--- Start Material for this exercise ---
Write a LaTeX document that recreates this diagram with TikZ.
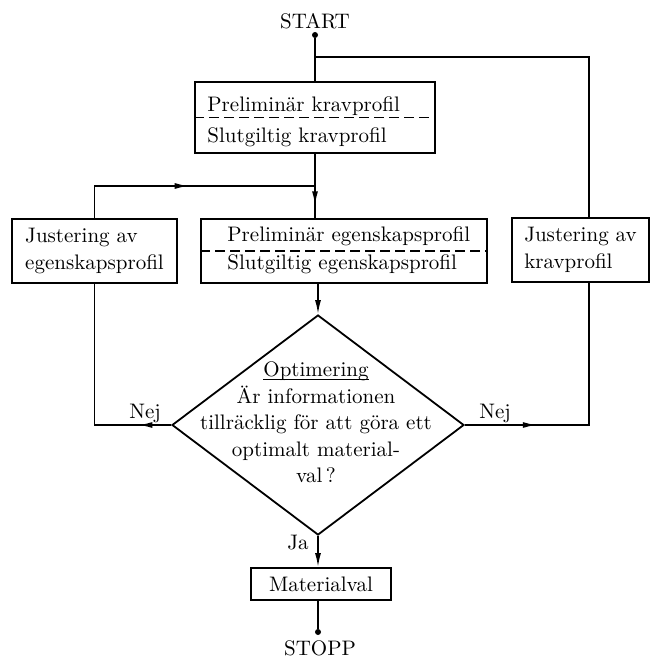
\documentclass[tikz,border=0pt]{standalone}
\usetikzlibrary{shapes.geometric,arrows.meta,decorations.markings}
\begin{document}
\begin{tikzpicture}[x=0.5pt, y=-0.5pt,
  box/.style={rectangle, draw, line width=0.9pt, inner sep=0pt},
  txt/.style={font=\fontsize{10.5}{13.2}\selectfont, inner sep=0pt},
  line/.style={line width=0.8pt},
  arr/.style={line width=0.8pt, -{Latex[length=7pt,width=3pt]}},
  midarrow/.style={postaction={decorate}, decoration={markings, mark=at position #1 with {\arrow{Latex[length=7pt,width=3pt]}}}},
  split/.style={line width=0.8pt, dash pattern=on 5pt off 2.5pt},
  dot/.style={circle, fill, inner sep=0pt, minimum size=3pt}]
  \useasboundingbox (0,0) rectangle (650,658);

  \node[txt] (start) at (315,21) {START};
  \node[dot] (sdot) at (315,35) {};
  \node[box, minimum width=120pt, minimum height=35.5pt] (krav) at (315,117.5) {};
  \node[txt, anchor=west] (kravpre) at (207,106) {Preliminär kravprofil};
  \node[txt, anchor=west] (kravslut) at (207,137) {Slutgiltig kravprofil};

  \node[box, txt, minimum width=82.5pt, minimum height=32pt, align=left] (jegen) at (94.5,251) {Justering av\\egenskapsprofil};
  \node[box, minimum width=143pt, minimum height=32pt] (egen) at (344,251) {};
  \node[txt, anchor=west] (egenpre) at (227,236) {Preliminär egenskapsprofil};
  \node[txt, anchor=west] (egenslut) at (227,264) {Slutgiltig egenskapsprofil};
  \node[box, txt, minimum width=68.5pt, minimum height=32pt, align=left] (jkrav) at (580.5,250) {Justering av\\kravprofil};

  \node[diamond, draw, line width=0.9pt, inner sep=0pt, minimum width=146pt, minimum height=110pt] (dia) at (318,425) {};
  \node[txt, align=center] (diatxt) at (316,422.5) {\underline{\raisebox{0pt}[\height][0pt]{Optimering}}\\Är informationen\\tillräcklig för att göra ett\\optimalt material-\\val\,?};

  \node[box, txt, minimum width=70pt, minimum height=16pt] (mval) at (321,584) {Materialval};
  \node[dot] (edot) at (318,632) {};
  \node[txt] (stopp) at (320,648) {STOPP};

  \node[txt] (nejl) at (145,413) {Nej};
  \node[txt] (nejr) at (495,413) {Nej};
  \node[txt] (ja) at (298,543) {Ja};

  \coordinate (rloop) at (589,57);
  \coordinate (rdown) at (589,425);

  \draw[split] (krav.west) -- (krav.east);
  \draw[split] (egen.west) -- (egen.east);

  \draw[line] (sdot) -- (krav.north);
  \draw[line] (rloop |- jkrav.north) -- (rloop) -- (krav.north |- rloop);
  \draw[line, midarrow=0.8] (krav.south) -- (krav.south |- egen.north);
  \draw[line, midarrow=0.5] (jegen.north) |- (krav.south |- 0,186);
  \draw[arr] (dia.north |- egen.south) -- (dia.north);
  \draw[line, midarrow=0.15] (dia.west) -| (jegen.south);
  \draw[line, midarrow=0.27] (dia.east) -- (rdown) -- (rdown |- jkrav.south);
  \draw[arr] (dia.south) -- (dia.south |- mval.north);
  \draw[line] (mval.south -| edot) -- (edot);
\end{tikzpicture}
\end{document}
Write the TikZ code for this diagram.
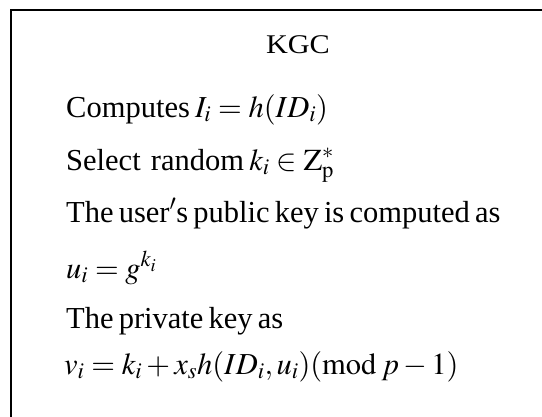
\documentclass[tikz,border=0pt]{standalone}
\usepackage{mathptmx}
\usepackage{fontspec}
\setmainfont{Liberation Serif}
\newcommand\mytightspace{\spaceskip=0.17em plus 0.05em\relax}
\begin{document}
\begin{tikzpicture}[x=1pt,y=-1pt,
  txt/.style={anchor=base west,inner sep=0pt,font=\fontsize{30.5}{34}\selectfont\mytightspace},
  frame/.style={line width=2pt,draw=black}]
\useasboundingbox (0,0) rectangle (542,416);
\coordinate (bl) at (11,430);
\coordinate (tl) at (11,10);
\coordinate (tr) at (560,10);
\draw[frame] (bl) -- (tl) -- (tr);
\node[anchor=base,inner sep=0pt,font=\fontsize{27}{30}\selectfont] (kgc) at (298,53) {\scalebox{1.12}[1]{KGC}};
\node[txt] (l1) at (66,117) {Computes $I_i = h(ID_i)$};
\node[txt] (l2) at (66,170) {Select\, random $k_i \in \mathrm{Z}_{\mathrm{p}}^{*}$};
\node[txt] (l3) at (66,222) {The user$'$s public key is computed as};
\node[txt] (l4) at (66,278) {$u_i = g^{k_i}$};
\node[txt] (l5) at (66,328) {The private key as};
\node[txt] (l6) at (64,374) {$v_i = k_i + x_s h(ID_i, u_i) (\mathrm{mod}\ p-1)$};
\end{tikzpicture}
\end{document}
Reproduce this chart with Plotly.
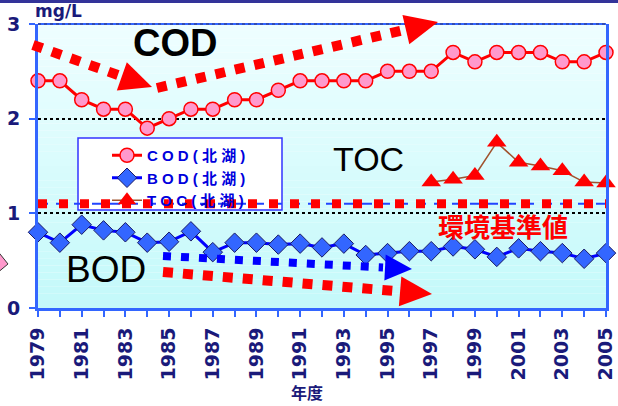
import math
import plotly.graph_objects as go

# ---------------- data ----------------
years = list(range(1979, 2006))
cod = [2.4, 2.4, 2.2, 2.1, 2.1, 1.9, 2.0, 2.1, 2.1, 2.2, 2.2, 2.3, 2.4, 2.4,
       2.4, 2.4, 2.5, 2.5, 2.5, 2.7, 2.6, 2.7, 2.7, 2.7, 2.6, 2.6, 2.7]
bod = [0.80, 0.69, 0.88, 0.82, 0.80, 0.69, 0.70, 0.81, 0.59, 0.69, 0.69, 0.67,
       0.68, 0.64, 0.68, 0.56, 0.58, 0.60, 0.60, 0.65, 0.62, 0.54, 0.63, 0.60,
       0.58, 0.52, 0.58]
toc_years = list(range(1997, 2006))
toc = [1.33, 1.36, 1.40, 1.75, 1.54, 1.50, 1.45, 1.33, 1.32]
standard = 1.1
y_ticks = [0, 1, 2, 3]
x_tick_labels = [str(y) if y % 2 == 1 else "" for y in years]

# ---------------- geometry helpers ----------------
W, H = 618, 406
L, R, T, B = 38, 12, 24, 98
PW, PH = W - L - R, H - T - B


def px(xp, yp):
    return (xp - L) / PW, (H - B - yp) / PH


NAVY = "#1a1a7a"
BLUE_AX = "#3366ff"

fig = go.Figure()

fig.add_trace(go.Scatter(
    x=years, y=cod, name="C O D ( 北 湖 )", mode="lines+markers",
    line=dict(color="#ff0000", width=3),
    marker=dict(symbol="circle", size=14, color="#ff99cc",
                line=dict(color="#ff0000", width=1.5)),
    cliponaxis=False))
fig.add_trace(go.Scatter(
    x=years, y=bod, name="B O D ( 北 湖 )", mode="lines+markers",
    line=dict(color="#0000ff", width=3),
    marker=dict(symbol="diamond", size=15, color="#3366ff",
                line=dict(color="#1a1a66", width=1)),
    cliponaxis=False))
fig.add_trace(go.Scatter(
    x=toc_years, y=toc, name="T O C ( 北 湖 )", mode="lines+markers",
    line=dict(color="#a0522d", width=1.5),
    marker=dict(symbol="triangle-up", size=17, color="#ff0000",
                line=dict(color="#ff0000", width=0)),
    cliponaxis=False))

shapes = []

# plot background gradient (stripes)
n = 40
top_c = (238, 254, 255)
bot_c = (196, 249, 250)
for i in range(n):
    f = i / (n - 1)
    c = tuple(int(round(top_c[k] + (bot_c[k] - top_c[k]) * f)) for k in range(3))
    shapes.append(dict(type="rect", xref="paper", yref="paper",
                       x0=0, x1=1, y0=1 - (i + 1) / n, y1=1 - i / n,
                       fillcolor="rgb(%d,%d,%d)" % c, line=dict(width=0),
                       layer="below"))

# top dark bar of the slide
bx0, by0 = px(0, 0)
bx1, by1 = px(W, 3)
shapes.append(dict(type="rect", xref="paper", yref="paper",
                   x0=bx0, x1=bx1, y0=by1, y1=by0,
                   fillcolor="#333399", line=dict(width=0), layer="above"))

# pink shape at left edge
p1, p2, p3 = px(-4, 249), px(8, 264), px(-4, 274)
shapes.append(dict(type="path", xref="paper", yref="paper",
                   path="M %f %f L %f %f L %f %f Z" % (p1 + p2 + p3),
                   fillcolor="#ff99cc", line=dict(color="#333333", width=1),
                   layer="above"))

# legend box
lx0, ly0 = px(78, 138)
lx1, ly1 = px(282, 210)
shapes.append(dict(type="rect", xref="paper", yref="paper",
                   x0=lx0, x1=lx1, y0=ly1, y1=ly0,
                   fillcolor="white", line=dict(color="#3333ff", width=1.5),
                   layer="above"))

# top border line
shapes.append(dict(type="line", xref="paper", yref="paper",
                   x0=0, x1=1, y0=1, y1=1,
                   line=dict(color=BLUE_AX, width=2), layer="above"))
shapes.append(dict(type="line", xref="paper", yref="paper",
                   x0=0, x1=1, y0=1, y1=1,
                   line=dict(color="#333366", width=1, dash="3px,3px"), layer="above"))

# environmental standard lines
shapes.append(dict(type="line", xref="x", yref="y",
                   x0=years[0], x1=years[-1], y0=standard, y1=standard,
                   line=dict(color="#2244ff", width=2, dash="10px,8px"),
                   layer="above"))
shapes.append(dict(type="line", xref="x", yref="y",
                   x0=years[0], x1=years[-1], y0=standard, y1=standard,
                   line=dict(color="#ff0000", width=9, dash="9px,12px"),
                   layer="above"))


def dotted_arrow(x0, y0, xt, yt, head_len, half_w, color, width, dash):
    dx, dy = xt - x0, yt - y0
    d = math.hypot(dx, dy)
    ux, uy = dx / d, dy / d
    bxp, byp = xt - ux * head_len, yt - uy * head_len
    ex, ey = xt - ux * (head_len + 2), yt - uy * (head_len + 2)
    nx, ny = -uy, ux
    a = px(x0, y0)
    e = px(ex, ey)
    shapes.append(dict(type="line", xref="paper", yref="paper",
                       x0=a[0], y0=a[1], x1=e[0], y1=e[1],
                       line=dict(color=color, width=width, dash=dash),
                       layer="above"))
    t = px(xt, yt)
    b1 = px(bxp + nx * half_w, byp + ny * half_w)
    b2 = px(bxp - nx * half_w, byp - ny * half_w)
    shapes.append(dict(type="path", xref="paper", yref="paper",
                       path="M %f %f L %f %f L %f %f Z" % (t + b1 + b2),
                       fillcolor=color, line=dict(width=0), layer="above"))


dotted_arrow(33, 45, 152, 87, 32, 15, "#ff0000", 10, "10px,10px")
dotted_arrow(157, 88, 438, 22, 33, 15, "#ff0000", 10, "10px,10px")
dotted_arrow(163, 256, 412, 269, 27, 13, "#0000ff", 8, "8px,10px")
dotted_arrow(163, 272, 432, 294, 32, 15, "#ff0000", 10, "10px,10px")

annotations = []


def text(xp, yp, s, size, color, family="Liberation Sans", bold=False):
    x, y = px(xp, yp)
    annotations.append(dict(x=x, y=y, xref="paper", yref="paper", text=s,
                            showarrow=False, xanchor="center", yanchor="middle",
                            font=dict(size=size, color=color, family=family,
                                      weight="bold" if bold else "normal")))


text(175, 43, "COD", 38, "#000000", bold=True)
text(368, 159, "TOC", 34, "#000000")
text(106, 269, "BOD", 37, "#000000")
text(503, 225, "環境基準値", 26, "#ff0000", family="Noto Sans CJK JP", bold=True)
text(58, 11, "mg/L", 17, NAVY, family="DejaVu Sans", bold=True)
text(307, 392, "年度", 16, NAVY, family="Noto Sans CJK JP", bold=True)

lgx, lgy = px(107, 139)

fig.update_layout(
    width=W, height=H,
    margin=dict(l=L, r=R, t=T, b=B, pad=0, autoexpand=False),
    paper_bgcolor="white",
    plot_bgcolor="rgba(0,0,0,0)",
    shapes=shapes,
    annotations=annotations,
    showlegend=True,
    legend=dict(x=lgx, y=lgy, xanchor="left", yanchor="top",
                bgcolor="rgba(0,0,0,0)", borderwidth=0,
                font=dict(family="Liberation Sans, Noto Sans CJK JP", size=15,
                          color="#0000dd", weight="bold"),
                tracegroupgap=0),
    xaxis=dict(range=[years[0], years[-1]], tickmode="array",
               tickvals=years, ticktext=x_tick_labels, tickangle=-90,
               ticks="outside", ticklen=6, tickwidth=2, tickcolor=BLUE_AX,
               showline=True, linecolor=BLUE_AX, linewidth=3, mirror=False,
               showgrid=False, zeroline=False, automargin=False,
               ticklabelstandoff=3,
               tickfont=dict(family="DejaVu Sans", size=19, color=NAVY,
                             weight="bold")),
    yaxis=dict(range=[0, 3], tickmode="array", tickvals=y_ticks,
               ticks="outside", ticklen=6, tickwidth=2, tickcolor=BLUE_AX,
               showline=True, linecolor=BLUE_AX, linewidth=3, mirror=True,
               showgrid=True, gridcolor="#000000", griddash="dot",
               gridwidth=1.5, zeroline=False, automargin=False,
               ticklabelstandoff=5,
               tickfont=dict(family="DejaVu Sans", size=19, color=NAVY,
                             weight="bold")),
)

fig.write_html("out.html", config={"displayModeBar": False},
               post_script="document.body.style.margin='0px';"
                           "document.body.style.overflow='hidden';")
--- End Material for this exercise ---
» What to do: Repeat exactly the lines from the first line of the records above through the line containing "(egen.west) -- (egen.east);", leaving out the pictures.

» Finished task:
Write a LaTeX document that recreates this diagram with TikZ.
\documentclass[tikz,border=0pt]{standalone}
\usetikzlibrary{shapes.geometric,arrows.meta,decorations.markings}
\begin{document}
\begin{tikzpicture}[x=0.5pt, y=-0.5pt,
  box/.style={rectangle, draw, line width=0.9pt, inner sep=0pt},
  txt/.style={font=\fontsize{10.5}{13.2}\selectfont, inner sep=0pt},
  line/.style={line width=0.8pt},
  arr/.style={line width=0.8pt, -{Latex[length=7pt,width=3pt]}},
  midarrow/.style={postaction={decorate}, decoration={markings, mark=at position #1 with {\arrow{Latex[length=7pt,width=3pt]}}}},
  split/.style={line width=0.8pt, dash pattern=on 5pt off 2.5pt},
  dot/.style={circle, fill, inner sep=0pt, minimum size=3pt}]
  \useasboundingbox (0,0) rectangle (650,658);

  \node[txt] (start) at (315,21) {START};
  \node[dot] (sdot) at (315,35) {};
  \node[box, minimum width=120pt, minimum height=35.5pt] (krav) at (315,117.5) {};
  \node[txt, anchor=west] (kravpre) at (207,106) {Preliminär kravprofil};
  \node[txt, anchor=west] (kravslut) at (207,137) {Slutgiltig kravprofil};

  \node[box, txt, minimum width=82.5pt, minimum height=32pt, align=left] (jegen) at (94.5,251) {Justering av\\egenskapsprofil};
  \node[box, minimum width=143pt, minimum height=32pt] (egen) at (344,251) {};
  \node[txt, anchor=west] (egenpre) at (227,236) {Preliminär egenskapsprofil};
  \node[txt, anchor=west] (egenslut) at (227,264) {Slutgiltig egenskapsprofil};
  \node[box, txt, minimum width=68.5pt, minimum height=32pt, align=left] (jkrav) at (580.5,250) {Justering av\\kravprofil};

  \node[diamond, draw, line width=0.9pt, inner sep=0pt, minimum width=146pt, minimum height=110pt] (dia) at (318,425) {};
  \node[txt, align=center] (diatxt) at (316,422.5) {\underline{\raisebox{0pt}[\height][0pt]{Optimering}}\\Är informationen\\tillräcklig för att göra ett\\optimalt material-\\val\,?};

  \node[box, txt, minimum width=70pt, minimum height=16pt] (mval) at (321,584) {Materialval};
  \node[dot] (edot) at (318,632) {};
  \node[txt] (stopp) at (320,648) {STOPP};

  \node[txt] (nejl) at (145,413) {Nej};
  \node[txt] (nejr) at (495,413) {Nej};
  \node[txt] (ja) at (298,543) {Ja};

  \coordinate (rloop) at (589,57);
  \coordinate (rdown) at (589,425);

  \draw[split] (krav.west) -- (krav.east);
  \draw[split] (egen.west) -- (egen.east);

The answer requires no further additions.